Lego Group’s recent announcement that it will build a new factory in Virginia has focused attention on the company’s North American headquarters in Connecticut, with some industry watchers saying it may not be a good sign for the company’s future in the state.
The Denmark-based global toymaker announced last week it plans to invest more than $1 billion to build a factory in suburban Richmond, to open in 2025. The facility will be the company’s seventh globally and it’s first in the U.S.
A company spokesperson said the decision would have no impact on the size and scope of the Enfield headquarters, and a spokesperson for Democratic Gov. Ned Lamont told Hearst Connecticut Media that Lego’s senior leadership had affirmed its commitment to keep the office in the state.
“It is commonplace for corporations to invest and expand in multiple states — and they do so for a wide variety of strategic reasons,” Max Reiss told the news outlet. “Lego has been and continues to be a fantastic partner with our state and we look forward to strengthening this relationship now and into the future.”
Still, the development raises the question of whether the headquarters might eventually move to Virginia, Fred Carstensen, a professor of finance and economics at the University of Connecticut, told Hearst.

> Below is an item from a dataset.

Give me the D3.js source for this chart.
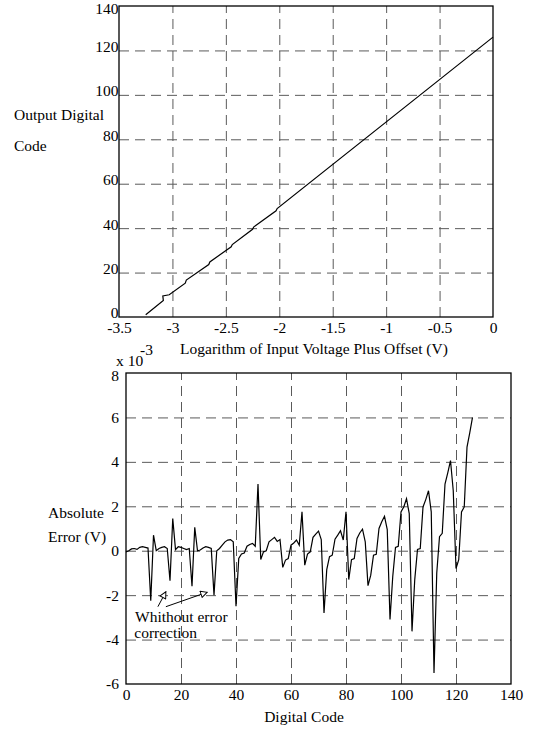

“They better be worried,” Carstensen said of state officials. “Physical proximity of a headquarters to manufacturing facilities is definitely a factor companies consider.”
A number of factors could have persuaded the company to locate the factory elsewhere, said Donald Klepper-Smith, an economist with DataCore Partners.
“Economic development these days speaks to cost structures,” Klepper-Smith told Hearst. “Forty percent of your long-term job growth is a function of the cost of doing business. And when it comes to Connecticut, businesses are being incentivized to look elsewhere.”